- Born: 16 May 1928 Gurdaspur, British India
- Died: 25 December 2008 (aged 80) Lahore, Pakistan
- Occupations: Broadcaster, poet, media administrator
- Employer: Radio Pakistan
- Known for: Director general of Radio Pakistan
- Spouse: Alice Serrill Headley (mother of Daood Gillani also known as David Headley)
- Children: 4 (including David Headley also known as Daood Gillani)
- Awards: Hilal-i-Imtiaz (Crescent of Excellence) award by the Government of Pakistan in 2009

= Saleem Gillani =

Pakistani broadcaster, poet (1928–2008)

Saleem Gillani (16 May 1928 – 25 December 2008) was a Pakistani broadcaster, poet, and media administrator. He worked for Radio Pakistan for nearly four decades, serving in various roles including director general.

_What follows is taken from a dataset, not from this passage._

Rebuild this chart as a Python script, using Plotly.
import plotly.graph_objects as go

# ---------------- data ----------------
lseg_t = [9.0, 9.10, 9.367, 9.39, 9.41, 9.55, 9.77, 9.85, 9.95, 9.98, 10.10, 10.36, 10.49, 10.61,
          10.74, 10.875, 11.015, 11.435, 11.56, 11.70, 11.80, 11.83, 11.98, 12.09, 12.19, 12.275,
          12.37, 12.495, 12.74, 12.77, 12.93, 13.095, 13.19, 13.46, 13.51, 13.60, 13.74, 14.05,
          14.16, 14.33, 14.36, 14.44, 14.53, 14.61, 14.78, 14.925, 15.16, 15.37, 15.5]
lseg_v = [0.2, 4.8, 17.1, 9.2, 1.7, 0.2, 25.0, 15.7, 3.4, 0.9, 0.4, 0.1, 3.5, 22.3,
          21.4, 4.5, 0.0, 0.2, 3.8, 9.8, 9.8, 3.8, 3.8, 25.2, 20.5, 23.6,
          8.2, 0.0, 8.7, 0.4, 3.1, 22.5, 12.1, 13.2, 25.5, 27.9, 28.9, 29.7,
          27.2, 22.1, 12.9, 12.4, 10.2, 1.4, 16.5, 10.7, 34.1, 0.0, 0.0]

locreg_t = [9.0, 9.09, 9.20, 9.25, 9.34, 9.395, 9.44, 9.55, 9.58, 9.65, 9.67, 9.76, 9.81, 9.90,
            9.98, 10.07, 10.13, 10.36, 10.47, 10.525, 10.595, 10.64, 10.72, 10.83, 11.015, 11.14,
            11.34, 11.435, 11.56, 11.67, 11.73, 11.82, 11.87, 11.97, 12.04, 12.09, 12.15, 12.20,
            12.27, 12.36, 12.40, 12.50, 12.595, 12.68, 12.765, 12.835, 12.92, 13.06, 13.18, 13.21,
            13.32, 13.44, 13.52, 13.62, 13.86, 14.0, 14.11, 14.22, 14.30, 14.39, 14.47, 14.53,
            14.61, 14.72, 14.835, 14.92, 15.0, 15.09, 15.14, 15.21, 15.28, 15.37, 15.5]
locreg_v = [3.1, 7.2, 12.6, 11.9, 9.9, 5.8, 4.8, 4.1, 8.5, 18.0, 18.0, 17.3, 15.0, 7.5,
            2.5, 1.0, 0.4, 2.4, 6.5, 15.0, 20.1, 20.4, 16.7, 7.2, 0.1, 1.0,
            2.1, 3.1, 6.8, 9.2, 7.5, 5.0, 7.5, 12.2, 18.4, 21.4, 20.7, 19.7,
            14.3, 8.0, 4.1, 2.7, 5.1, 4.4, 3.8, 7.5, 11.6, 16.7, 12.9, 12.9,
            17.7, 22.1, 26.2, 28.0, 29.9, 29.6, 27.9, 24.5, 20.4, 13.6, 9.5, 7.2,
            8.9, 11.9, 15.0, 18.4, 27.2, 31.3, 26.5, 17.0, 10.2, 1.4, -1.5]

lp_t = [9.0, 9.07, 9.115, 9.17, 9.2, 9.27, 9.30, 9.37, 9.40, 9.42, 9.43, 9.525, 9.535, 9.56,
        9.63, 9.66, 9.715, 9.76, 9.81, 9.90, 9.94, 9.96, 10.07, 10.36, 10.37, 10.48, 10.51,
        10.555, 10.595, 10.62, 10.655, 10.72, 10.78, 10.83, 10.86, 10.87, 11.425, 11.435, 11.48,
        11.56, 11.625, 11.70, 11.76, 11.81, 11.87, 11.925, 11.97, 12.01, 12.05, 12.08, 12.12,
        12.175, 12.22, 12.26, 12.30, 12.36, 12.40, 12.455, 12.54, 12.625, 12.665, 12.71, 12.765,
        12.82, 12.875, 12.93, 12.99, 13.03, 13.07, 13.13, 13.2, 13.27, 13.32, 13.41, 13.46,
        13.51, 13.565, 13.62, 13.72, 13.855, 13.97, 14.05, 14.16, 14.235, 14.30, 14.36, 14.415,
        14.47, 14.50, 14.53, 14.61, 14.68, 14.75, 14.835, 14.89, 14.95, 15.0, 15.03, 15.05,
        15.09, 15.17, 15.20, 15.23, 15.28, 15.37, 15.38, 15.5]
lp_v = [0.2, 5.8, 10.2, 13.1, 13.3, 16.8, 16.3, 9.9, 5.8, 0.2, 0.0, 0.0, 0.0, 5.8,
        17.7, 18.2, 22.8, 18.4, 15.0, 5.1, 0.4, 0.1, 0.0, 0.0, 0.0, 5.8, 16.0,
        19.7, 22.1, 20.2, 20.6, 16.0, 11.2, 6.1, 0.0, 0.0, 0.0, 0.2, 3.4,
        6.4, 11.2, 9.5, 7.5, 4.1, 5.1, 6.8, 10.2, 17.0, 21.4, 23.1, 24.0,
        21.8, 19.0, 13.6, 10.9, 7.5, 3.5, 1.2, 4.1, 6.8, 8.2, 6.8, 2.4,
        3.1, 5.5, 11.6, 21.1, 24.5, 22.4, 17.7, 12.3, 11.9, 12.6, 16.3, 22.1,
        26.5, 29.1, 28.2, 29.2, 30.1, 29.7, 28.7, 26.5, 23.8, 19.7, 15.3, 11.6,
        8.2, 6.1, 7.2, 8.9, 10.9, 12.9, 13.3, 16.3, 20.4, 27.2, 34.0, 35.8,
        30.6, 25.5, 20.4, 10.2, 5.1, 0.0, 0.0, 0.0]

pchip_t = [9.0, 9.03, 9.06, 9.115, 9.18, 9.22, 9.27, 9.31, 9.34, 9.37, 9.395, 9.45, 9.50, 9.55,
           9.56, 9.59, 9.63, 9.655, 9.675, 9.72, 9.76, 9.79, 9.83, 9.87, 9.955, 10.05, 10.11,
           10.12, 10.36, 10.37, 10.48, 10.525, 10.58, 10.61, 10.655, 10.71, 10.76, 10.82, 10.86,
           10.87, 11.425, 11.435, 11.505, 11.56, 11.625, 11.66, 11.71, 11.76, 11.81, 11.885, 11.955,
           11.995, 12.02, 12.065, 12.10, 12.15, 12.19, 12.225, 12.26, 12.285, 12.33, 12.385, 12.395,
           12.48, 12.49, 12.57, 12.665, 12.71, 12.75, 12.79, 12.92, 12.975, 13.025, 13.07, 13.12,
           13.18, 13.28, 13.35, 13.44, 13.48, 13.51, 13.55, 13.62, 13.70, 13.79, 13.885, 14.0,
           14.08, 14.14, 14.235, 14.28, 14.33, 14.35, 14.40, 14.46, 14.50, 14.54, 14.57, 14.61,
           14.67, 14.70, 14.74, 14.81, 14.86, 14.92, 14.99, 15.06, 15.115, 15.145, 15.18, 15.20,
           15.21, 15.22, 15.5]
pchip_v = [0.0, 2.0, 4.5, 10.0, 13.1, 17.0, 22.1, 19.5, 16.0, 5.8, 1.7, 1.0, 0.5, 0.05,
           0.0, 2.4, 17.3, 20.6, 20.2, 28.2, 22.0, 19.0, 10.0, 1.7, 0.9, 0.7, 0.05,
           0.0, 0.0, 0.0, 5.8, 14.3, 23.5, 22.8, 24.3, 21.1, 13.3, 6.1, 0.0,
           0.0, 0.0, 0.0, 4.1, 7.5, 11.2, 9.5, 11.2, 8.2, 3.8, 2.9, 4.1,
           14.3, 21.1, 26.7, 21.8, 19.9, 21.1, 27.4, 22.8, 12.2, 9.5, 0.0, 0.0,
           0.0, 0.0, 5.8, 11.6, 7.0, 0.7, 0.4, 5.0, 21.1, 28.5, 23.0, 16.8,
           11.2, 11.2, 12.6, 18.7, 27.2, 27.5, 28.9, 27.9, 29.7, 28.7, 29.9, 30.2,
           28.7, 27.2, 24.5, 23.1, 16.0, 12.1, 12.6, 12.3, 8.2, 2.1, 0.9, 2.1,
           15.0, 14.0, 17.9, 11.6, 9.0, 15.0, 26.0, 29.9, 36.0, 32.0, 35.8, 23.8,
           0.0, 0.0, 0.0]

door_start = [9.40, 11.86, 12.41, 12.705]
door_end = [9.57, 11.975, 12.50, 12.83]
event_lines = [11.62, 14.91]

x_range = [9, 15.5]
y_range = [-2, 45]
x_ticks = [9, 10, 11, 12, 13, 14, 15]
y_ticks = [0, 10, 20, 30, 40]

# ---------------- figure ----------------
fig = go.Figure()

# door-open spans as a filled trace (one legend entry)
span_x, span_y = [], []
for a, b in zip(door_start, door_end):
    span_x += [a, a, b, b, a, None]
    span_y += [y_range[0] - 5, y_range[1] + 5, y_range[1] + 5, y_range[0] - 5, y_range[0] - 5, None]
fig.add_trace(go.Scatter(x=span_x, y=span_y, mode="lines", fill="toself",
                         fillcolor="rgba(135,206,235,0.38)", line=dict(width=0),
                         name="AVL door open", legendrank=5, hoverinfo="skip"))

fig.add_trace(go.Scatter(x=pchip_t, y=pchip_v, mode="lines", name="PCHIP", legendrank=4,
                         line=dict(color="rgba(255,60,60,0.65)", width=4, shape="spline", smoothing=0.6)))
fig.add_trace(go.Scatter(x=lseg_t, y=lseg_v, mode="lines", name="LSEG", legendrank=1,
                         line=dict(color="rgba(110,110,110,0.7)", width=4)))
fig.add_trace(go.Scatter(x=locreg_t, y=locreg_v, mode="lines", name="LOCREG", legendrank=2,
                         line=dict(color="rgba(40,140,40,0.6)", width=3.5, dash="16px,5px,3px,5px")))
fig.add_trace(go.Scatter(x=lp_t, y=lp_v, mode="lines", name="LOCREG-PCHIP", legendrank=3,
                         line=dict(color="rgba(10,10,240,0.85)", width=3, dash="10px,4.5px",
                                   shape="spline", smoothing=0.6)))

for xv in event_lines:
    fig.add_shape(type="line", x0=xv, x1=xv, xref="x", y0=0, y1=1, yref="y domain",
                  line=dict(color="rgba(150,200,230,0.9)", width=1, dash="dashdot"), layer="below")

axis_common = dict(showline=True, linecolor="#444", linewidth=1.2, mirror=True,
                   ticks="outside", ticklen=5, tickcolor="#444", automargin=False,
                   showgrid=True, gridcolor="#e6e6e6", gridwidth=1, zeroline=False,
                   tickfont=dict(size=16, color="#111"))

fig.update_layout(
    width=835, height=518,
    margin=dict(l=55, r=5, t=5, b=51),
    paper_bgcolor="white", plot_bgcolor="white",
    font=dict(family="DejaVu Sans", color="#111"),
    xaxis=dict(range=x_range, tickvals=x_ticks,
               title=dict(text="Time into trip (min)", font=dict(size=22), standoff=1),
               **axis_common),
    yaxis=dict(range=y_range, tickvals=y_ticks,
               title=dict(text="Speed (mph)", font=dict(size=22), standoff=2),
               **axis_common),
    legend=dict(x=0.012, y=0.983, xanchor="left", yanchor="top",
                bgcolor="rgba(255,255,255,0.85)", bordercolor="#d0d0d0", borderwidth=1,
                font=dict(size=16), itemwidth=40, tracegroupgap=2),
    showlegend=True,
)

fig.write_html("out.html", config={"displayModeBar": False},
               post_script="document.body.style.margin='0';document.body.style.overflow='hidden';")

He also served as a diplomat at the Embassy of Pakistan, Washington, D.C., although published accounts do not specify his official position. Gillani was the father of David Headley.

== Early life and education ==
Gillani was born on 16 May 1928 in Gurdaspur, Punjab, then part of British India. Following the partition of India in 1947, he migrated to Pakistan with his family. He earned a master's degree in English literature from Government College, Lahore.

== Career ==
Gillani began his professional career in journalism, working with Zamindar newspaper under Maulana Zafar Ali Khan. In 1952, he joined Radio Pakistan in Lahore as a news editor. He later worked for three years with the VOA Urdu service before returning to Pakistan, where he rose through the ranks at Radio Pakistan, eventually serving as director general starting in 1987.

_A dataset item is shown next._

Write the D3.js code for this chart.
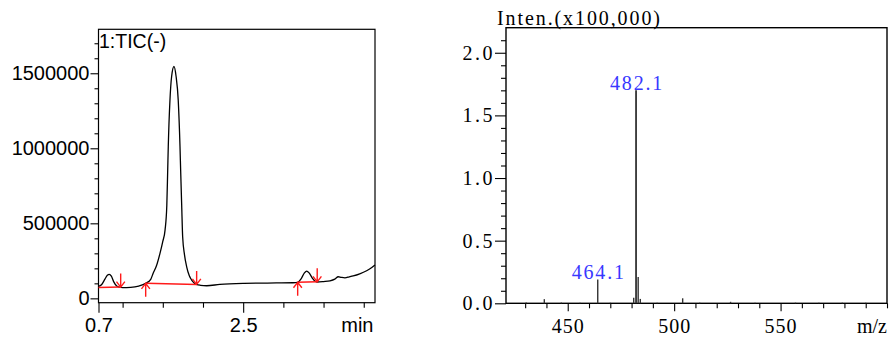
<!DOCTYPE html>
<html>
<head>
<meta charset="utf-8">
<script src="https://cdn.jsdelivr.net/npm/d3@7"></script>
<style>
  html, body { margin: 0; padding: 0; background: #fff; }
  svg { display: block; }
</style>
</head>
<body>
<svg id="fig" width="893" height="338"></svg>
<script>
// ---- Chromatogram (TIC, negative mode) ----
const ticTime = [
  0.70, 0.74, 0.78, 0.81, 0.834, 0.86, 0.89, 0.93, 0.96, 1.00, 1.10, 1.20, 1.287,
  1.35, 1.38, 1.42, 1.465, 1.50, 1.528, 1.55, 1.561, 1.568, 1.589, 1.61, 1.639,
  1.665, 1.692, 1.714, 1.722, 1.735, 1.747, 1.77, 1.797, 1.83, 1.859, 1.89, 1.921,
  1.97, 2.046, 2.21, 2.51, 2.80, 3.12, 3.178, 3.22, 3.26, 3.29, 3.32, 3.36, 3.40,
  3.421, 3.50, 3.58, 3.64, 3.683, 3.72, 3.766, 3.82, 3.869, 3.95, 4.036, 4.10, 4.139
];
const ticIntensity = [
  80000, 92000, 128000, 154000, 160000, 148000, 110000, 80000, 74000, 71000, 73000, 82000, 100000,
  127000, 167000, 215000, 300000, 380000, 455000, 620000, 855000, 1010000, 1320000, 1480000, 1545000,
  1480000, 1320000, 1010000, 855000, 620000, 410000, 290000, 210000, 150000, 122000, 103000, 93000,
  87000, 84000, 93000, 100000, 102000, 104000, 107000, 130000, 168000, 182000, 170000, 135000, 112000,
  109000, 112000, 117000, 128000, 144000, 140000, 137000, 143000, 149000, 163000, 184000, 205000, 222000
];

// integration baselines: [start, end] times and the intensities the baseline joins
const baseStartTime = [0.70, 1.287, 3.178];
const baseStartValue = [72000, 100000, 107000];
const baseEndTime = [0.976, 1.921, 3.421];
const baseEndValue = [75000, 93000, 110000];
const startMarked = [false, true, true];

const ticXTicks = [0.7, 1.0, 1.5, 2.0, 2.5, 3.0, 3.5, 4.0];
const ticXLabelled = [0.7, 2.5];
const ticYMajor = [0, 500000, 1000000, 1500000];
const ticYMinor = [100000, 200000, 300000, 400000, 600000, 700000, 800000, 900000,
  1100000, 1200000, 1300000, 1400000, 1600000, 1700000];

// ---- Mass spectrum ----
const msMz = [430.5, 439.0, 447.0, 455.8, 464.1, 470.0, 481.0, 482.1, 483.1, 484.1,
  492.0, 504.0, 512.0, 526.5, 538.0, 557.0, 568.0, 579.0, 590.0];
const msIntensity = [0.006, 0.033, 0.006, 0.005, 0.19, 0.005, 0.045, 1.70, 0.21, 0.035,
  0.005, 0.04, 0.005, 0.012, 0.004, 0.005, 0.004, 0.005, 0.004];
const msLabelMz = [482.1, 464.1];
const msLabelIntensity = [1.70, 0.19];

const msXTicks = d3.range(430, 601, 10);
const msXLabelled = [450, 500, 550];
const msYMajor = [0, 0.5, 1.0, 1.5, 2.0];
const msYMinor = d3.range(1, 22).map(d => d / 10).filter(d => Math.abs(d * 2 - Math.round(d * 2)) > 1e-6);

const svg = d3.select("#fig");
const sans = "'Liberation Sans', Arial, sans-serif";
const serif = "'Liberation Serif', 'DejaVu Serif', 'Times New Roman', serif";

// ================= left panel: TIC =================
const xL = d3.scaleLinear([0.7, 4.14], [98.5, 375]);
const yL = d3.scaleLinear([-29000, 1793000], [302.7, 29.3]);

const gL = svg.append("g");

gL.append("rect")
  .attr("x", xL.range()[0]).attr("y", yL.range()[1])
  .attr("width", xL.range()[1] - xL.range()[0])
  .attr("height", yL.range()[0] - yL.range()[1])
  .attr("fill", "none").attr("stroke", "#000").attr("stroke-width", 1.2);

function styleAxis(g, family, size, spacing) {
  g.attr("font-family", null).attr("font-size", null);
  g.select(".domain").remove();
  g.selectAll("line").attr("stroke", "#000").attr("stroke-width", 1.1);
  g.selectAll("text").attr("fill", "#000")
    .attr("font-family", family).attr("font-size", size)
    .style("letter-spacing", spacing + "px");
}

gL.append("g").attr("transform", `translate(${xL.range()[0]},0)`)
  .call(d3.axisLeft(yL).tickValues(ticYMajor).tickSize(8).tickPadding(1).tickFormat(d3.format("d")))
  .call(g => styleAxis(g, sans, 20, 0));
gL.append("g").attr("transform", `translate(${xL.range()[0]},0)`)
  .call(d3.axisLeft(yL).tickValues(ticYMinor).tickSize(4).tickFormat(""))
  .call(g => styleAxis(g, sans, 20, 0));

const xLMinor = ticXTicks.filter(t => !ticXLabelled.includes(t));
gL.append("g").attr("transform", `translate(0,${yL.range()[0]})`)
  .call(d3.axisBottom(xL).tickValues(xLMinor).tickSize(5).tickFormat(""))
  .call(g => styleAxis(g, sans, 20, 0));
gL.append("g").attr("transform", `translate(0,${yL.range()[0]})`)
  .call(d3.axisBottom(xL).tickValues(ticXLabelled).tickSize(10).tickPadding(5).tickFormat(d3.format(".1f")))
  .call(g => styleAxis(g, sans, 20, 0));

gL.append("text")
  .attr("x", 373.5).attr("y", 331.7)
  .attr("text-anchor", "end")
  .attr("font-family", sans).attr("font-size", 20)
  .text("min");

gL.append("text")
  .attr("x", 99).attr("y", 48)
  .attr("font-family", sans).attr("font-size", 19.5)
  .text("1:TIC(-)");

const ticLine = d3.line()
  .x((d, i) => xL(ticTime[i]))
  .y((d, i) => yL(ticIntensity[i]))
  .curve(d3.curveMonotoneX);

gL.append("path")
  .datum(ticTime)
  .attr("d", ticLine)
  .attr("fill", "none").attr("stroke", "#000").attr("stroke-width", 1.3);

// integration baselines and peak start/end arrows
const red = "#ff1a1a";
const arrowLen = 13.5, headW = 4.2, headH = 5.5;
baseStartTime.forEach((t0, i) => {
  const x0 = xL(t0), y0 = yL(baseStartValue[i]);
  const x1 = xL(baseEndTime[i]), y1 = yL(baseEndValue[i]);
  gL.append("line")
    .attr("x1", x0).attr("y1", y0).attr("x2", x1).attr("y2", y1)
    .attr("stroke", red).attr("stroke-width", 1.5);
  // end: arrow pointing down onto the baseline
  gL.append("path")
    .attr("d", `M${x1},${y1 - arrowLen}L${x1},${y1}M${x1 - headW},${y1 - headH}L${x1},${y1}L${x1 + headW},${y1 - headH}`)
    .attr("fill", "none").attr("stroke", red).attr("stroke-width", 1.4);
  // start: arrow pointing up onto the baseline
  if (startMarked[i]) {
    gL.append("path")
      .attr("d", `M${x0},${y0 + arrowLen}L${x0},${y0}M${x0 - headW},${y0 + headH}L${x0},${y0}L${x0 + headW},${y0 + headH}`)
      .attr("fill", "none").attr("stroke", red).attr("stroke-width", 1.4);
  }
});

// ================= right panel: mass spectrum =================
const xR = d3.scaleLinear([421, 600], [506, 887]);
const yR = d3.scaleLinear([0, 2.2], [303.3, 27.7]);

const gR = svg.append("g");

gR.append("rect")
  .attr("x", xR.range()[0]).attr("y", yR.range()[1])
  .attr("width", xR.range()[1] - xR.range()[0])
  .attr("height", yR.range()[0] - yR.range()[1])
  .attr("fill", "none").attr("stroke", "#000").attr("stroke-width", 1.4);

gR.append("g").attr("transform", `translate(${xR.range()[0]},0)`)
  .call(d3.axisLeft(yR).tickValues(msYMajor).tickSize(11).tickPadding(0).tickFormat(d3.format(".1f")))
  .call(g => styleAxis(g, serif, 20, 2.5));
gR.append("g").attr("transform", `translate(${xR.range()[0]},0)`)
  .call(d3.axisLeft(yR).tickValues(msYMinor).tickSize(5).tickFormat(""))
  .call(g => styleAxis(g, serif, 20, 0));

const xRMinor = msXTicks.filter(t => !msXLabelled.includes(t));
gR.append("g").attr("transform", `translate(0,${yR.range()[0]})`)
  .call(d3.axisBottom(xR).tickValues(xRMinor).tickSize(5).tickFormat(""))
  .call(g => styleAxis(g, serif, 20, 0));
gR.append("g").attr("transform", `translate(0,${yR.range()[0]})`)
  .call(d3.axisBottom(xR).tickValues(msXLabelled).tickSize(8).tickPadding(7.5).tickFormat(d3.format("d")))
  .call(g => styleAxis(g, serif, 20, 1));

gR.append("text")
  .attr("x", 497).attr("y", 24.5)
  .attr("textLength", 163).attr("lengthAdjust", "spacing")
  .attr("font-family", serif).attr("font-size", 20)
  .text("Inten.(x100,000)");

gR.append("text")
  .attr("x", 887).attr("y", 333)
  .attr("text-anchor", "end")
  .attr("textLength", 30).attr("lengthAdjust", "spacing")
  .attr("font-family", serif).attr("font-size", 20)
  .text("m/z");

gR.append("g").selectAll("line")
  .data(msMz)
  .join("line")
  .attr("x1", d => xR(d)).attr("x2", d => xR(d))
  .attr("y1", yR(0))
  .attr("y2", (d, i) => yR(msIntensity[i]))
  .attr("stroke", "#333")
  .attr("stroke-width", (d, i) => msIntensity[i] > 1 ? 1.8 : 1.4);

gR.append("g").selectAll("text")
  .data(msLabelMz)
  .join("text")
  .attr("x", d => xR(d) + 1)
  .attr("y", (d, i) => yR(msLabelIntensity[i]))
  .attr("text-anchor", "middle")
  .attr("fill", "#3838ff")
  .attr("font-family", serif).attr("font-size", 20)
  .style("letter-spacing", "1.8px")
  .text(d => d3.format(".1f")(d));
</script>
</body>
</html>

===Introduced new talent in Pakistani music industry===
During his service at Radio Pakistan, Gillani introduced the hourly news bulletin, a format that was subsequently adopted as part of the network's regular programming. His poetry, particularly his naat collection "Syedena" was performed by artists such as Farida Khanum, Mehnaz, Arifa Siddiqui and Ustad Nazar Hussain. He also introduced Mehdi Hassan and Reshma to the music industry in Pakistan. Saleem Gillani, as a Radio Pakistan producer, first heard Reshma's mesmerizing singing voice at the Urs (death anniversary ceremony) of 12th-century Sufi saint Lal Shahbaz Qalandar' mausoleum at Sehwan, Sindh, Pakistan and later arranged for a recording session with her at Radio Pakistan.

During his service as head of Radio Pakistan's transcription service, Gillani established the Sound Archive (later referred to as Awaz Khazana) to preserve recordings of music and broadcasts.

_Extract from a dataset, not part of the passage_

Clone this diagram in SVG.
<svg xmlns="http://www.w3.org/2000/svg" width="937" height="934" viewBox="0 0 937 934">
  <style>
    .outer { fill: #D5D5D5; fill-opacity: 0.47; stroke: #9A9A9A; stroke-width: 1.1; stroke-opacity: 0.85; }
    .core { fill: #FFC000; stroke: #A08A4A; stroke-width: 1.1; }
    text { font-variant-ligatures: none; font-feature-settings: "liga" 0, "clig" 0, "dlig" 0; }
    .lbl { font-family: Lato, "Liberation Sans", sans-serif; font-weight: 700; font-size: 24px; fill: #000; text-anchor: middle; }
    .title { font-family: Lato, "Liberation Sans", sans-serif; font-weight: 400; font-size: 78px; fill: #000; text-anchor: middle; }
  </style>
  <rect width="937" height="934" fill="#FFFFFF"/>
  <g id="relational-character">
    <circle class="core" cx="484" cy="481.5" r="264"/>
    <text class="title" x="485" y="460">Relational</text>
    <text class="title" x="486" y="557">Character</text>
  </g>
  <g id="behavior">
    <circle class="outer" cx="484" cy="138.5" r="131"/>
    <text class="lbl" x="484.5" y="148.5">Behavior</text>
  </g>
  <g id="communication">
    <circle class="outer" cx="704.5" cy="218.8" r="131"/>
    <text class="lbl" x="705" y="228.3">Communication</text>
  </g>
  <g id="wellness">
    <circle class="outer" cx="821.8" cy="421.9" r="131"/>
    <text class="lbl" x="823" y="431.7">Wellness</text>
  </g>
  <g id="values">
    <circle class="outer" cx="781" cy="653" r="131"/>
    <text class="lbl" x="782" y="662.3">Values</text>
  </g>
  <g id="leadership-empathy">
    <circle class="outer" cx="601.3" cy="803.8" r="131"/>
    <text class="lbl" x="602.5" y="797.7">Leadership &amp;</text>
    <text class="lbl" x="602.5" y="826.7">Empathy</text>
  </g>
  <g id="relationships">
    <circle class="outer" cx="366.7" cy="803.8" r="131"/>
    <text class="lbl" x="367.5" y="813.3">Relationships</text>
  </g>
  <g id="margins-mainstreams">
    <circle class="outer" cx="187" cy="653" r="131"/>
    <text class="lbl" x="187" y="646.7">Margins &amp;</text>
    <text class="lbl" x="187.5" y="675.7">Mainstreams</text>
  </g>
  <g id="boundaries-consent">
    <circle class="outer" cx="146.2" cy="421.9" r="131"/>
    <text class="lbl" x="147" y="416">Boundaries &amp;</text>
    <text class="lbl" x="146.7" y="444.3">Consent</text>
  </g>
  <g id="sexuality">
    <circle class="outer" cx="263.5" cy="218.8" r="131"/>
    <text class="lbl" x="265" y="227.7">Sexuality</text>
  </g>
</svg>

He oversaw the production of cultural programming that was translated into multiple languages and distributed abroad, including during national celebrations, when recordings were sent to radio stations in other countries.

According to the newspaper from India, ThePrint, Gillani retired as director of the Pakistan Broadcasting Corporation in 1989.

== Personal life ==
Saleem Gillani was married to American-born Alice Serrill Headley in his youth while living in the United States and had a child with her, named Daood Gillani (also later known as David Headley) in the early 1960s. This marriage suffered a setback, when the family moved to Lahore to settle down. The wife, Alice Headley, took their child David Headley back to the United States with her, when they separated. Saleem Gillani married again in Pakistan and had three more children including another son Danyal Gillani.

==Death==
Saleem Gillani died of a heart attack on 25 December 2008 in Lahore at age 80. His funeral prayers were held at Jamia Ashrafia, and he was buried in Ichhra cemetery, Lahore, Pakistan.

==Awards and recognition==
- Hilal-i-Imtiaz (Crescent of Excellence) award by the Government of Pakistan in recognition of his contributions to broadcasting and culture in 2009.